A union born out of desperation looks like a match made in heaven on their first night together.
A desperate Golden State Warriors searching for a jolt got that from a superstar who found his joy back as Jimmy Butler brought a swagger that this team was lacking, helping them to a feel-good come-from-behind 132-111 victory over the Chicago Bulls on Saturday, Feb. 8, at United Center.
Stephen Curry had a heater in the third quarter en route to a 34-point night on 8-of-16 3-point shooting next to a new co-star who can keep the defense honest. Butler filled in the gaps with 25 points on 7-of-12 shooting as the two superstars on the opposite spectrum of skillset coalesced in a win that brings a renewed hope to the Warriors’ flailing season.
“He’s like the exact opposite player of me, which is kind of funny,” Curry said of Butler after the win. “I shot 16 3s. He shot one. He got to the free-throw line a lot, dominated the paint. I’m dominating the outside, the perimeter. Guys working around us. It has the potential to be real fun.”
The Warriors were making the fewest free throws, averaging only 14.8 per game before Butler’s arrival. Butler alone hit 11 of 13 free throws on his debut.
All of Butler’s seven field goals made were from less than five feet away from the basket.
Butler is the Yin to Curry’s Yang. His swagger perfectly complements Curry’s flair.
“They say opposites attract in life,” Butler told reporters when Curry’s comment was relayed to him. “I don’t think I could be a better complement to him and vice versa. They’re not leaving him ever. Probably two people will never leave him. There’s so much space for everyone else. I get the easy job. I’m playing one-on-one or I’m playing in so much space. It’s so great playing with someone like that.”
Jimmy Butler Gives Steph Curry Much-Needed Breather
The concerns about the fit were well-chronicled before the Warriors pulled the trigger on Butler. They bubbled on the surface early in the game when Butler struggled to score six points on 2-of-6 shooting in the first half and Golden State stared at a 24-point deficit in the third quarter.
It turned out Butler and the Warriors were just feeling out each other.
“One game, a lot to build on,” Curry said. “The first half was kind of a feeling out process, and Chicago got hot. But our composure in that second half was great to see, and just the idea that we were very intentional about everything we were trying to do in the second half. And it obviously worked.”
Curry flipped on the switch as he personally wiped out the Bulls’ staggering lead with 24 points on 7-of-11 shooting, including five 3-pointers, in the third quarter. He played the entire quarter.
“I don’t love playing him 12 straight minutes,” Golden State coach Steve Kerr told reporters of Curry’s third-quarter heater. “But he was on fire. He completely flipped the game, so there was no way I was going to take him out.”
Then Butler took over at the start of the fourth quarter, giving Curry his much-needed breather.
Jimmy Butler is Exactly What the Warriors Needed
The Warriors usually lost the non-Curry minutes (-2.0 when Curry is off the floor).

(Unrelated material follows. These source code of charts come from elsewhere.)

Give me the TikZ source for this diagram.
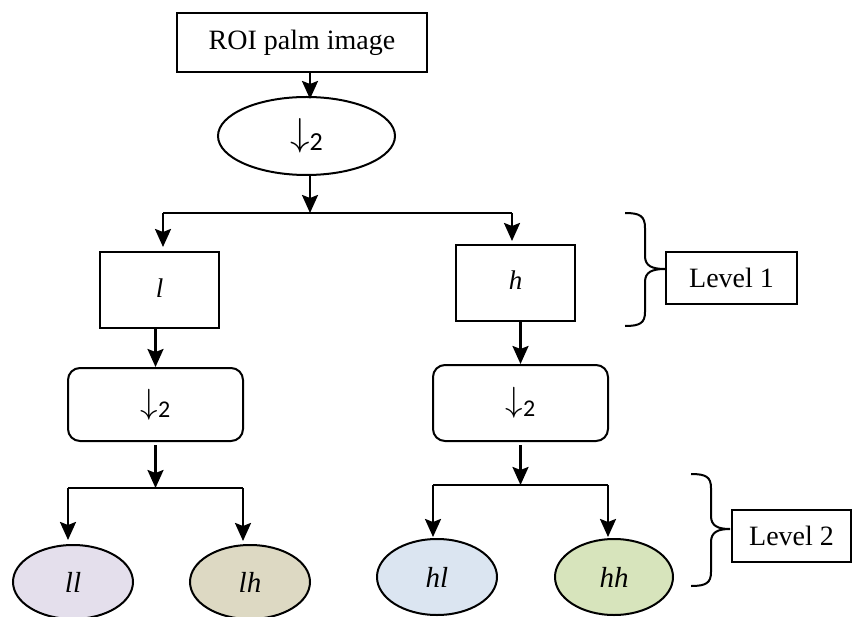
\RequirePackage{fix-cm}
\documentclass[tikz,border=0pt]{standalone}
\usepackage{fontspec}
\setmainfont{Liberation Serif}
\newfontfamily\subfont{Carlito}
\usetikzlibrary{arrows.meta,shapes.geometric,calc}
\definecolor{cll}{HTML}{E4DFEC}
\definecolor{clh}{HTML}{DDD9C3}
\definecolor{chl}{HTML}{DBE5F1}
\definecolor{chh}{HTML}{D7E4BC}
\newcommand{\dsamp}[2]{{\fontsize{#1}{#1}\selectfont$\downarrow$}\raisebox{-0.45em}{\subfont\fontsize{#2}{#2}\selectfont 2}}
\begin{document}
\begin{tikzpicture}[x=1pt,y=-1pt,
  boxst/.style={draw,line width=2pt,rectangle,inner sep=0pt,font=\fontsize{28}{32}\selectfont},
  rbox/.style={draw,line width=2pt,rectangle,rounded corners=12pt,inner sep=0pt},
  ell/.style={draw,line width=2pt,ellipse,inner sep=0pt,font=\fontsize{29}{34}\selectfont\itshape},
  arr/.style={line width=2.5pt,-{Stealth[length=18pt,width=16pt,inset=3pt]}},
  ln/.style={line width=2.5pt},
  brace/.style={line width=2pt}]
\clip (0,0) rectangle (853,617);
% top
\node[ell,minimum width=177pt,minimum height=78pt,font=\upshape] (e1) at (306.5,136) {\dsamp{39}{26}};
\node[boxst,minimum width=250pt,minimum height=59pt] (roi) at (302,42.5) {ROI palm image};
\coordinate (c1) at (310,213);
\coordinate (a1) at (163,213);
\coordinate (a2) at (512,213);
\draw[arr] (roi.south -| c1) -- ($(e1.north -| c1)+(0,3)$);
\draw[arr] (e1.south -| c1) -- (c1);
\draw[ln] (a1) -- (a2);
% level 1 boxes
\node[boxst,minimum width=119pt,minimum height=76pt,font=\fontsize{27}{30}\selectfont\itshape] (lb) at (159.5,290) {\raisebox{4pt}{l}};
\node[boxst,minimum width=119pt,minimum height=76pt,font=\fontsize{27}{30}\selectfont\itshape] (hb) at (515.5,283) {\raisebox{5pt}{h}};
\draw[arr,shorten >=4pt] (a1) -- (a1 |- lb.north);
\draw[arr,shorten >=3pt] (a2) -- (a2 |- hb.north);
% down-sampling boxes
\node[rbox,minimum width=175pt,minimum height=73pt] (d1) at (155.5,404.5) {\dsamp{35}{24}};
\node[rbox,minimum width=175pt,minimum height=76pt] (d2) at (520.5,403) {\dsamp{35}{24}};
\draw[arr] (lb.south -| d1.north) -- (d1.north);
\draw[arr] (hb.south -| d2.north) -- (d2.north);
\coordinate (j1) at (155.5,488);
\coordinate (j1l) at (68,488);
\coordinate (j1r) at (243,488);
\coordinate (j2) at (520.5,485);
\coordinate (j2l) at (433,485);
\coordinate (j2r) at (608,485);
\draw[arr] ($(d1.south)+(0,3)$) -- (j1);
\draw[arr] ($(d2.south)+(0,3)$) -- (j2);
\draw[ln] (j1l) -- (j1r);
\draw[ln] (j2l) -- (j2r);
% leaves
\node[ell,fill=cll,minimum width=120pt,minimum height=74pt] (ll) at (73,582) {ll};
\node[ell,fill=clh,minimum width=120pt,minimum height=74pt] (lh) at (250,582) {lh};
\node[ell,fill=chl,minimum width=120pt,minimum height=76pt] (hl) at (437,577) {hl};
\node[ell,fill=chh,minimum width=118pt,minimum height=76pt] (hh) at (614,577) {hh};
\draw[arr,shorten >=4pt] (j1l) -- (j1l |- ll.north);
\draw[arr,shorten >=3pt] (j1r) -- (j1r |- lh.north);
\draw[arr,shorten >=1pt] (j2l) -- (j2l |- hl.north);
\draw[arr,shorten >=1pt] (j2r) -- (j2r |- hh.north);
% level labels
\node[boxst,minimum width=131pt,minimum height=52pt] (lv1) at (731.5,278) {Level 1};
\node[boxst,minimum width=119pt,minimum height=52pt] (lv2) at (791.5,536) {Level 2};
\draw[brace] (625,213) .. controls (640,213) and (645,216) .. (645,228) -- (645,256) .. controls (645,266) and (652,269) .. (665,269) .. controls (652,269) and (645,272) .. (645,282) -- (645,312) .. controls (645,323) and (640,326) .. (625,326);
\draw[brace] (691,474) .. controls (706,474) and (711,477) .. (711,488) -- (711,516) .. controls (711,526) and (718,529) .. (730,529) .. controls (718,529) and (711,532) .. (711,542) -- (711,572) .. controls (711,583) and (706,586) .. (691,586);
\end{tikzpicture}
\end{document}
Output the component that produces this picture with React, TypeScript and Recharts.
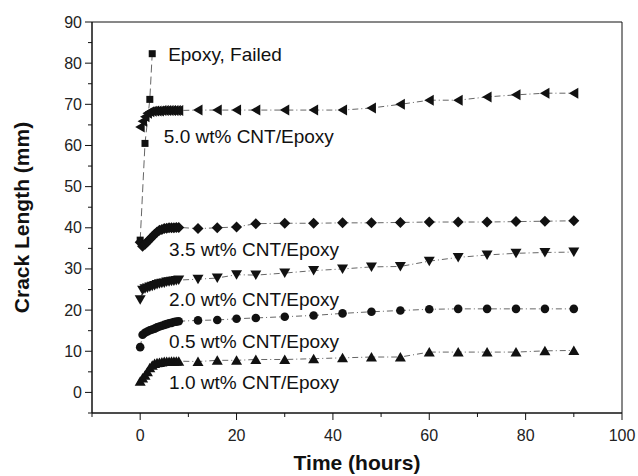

But not this time with Kerr having the luxury to stagger Curry and Butler.
Curry’s new co-star scored 10 of his 25 points in the fourth quarter to seal the Warriors’ dramatic win with a 45-point swing.
“It was more Steph flipping the game, and Jimmy carrying forward that momentum and taking over the game when Steph went out,” Kerr told reporters. “It was fun watching it unfold.”
Butler had fun playing off Curry’s 3-point gravity.
“It’s fun to watch whenever I was extremely exhausted, gasping for air over here on the bench but just to play with him, how smart he is, how unselfish he is and how he makes the most incredible shots and he wants his teammates to be great, there’s nothing like it,” Butler told the NBC Sports Bay Area crew about his pairing with Curry following his sensational Warriors debut.
The Warriors took a big swing and missed when Kevin Durant rejected their proposed reunion. Butler was only their second option.
It turns out, the basketball gods have a better plan — giving the Warriors what they needed instead of what they wanted.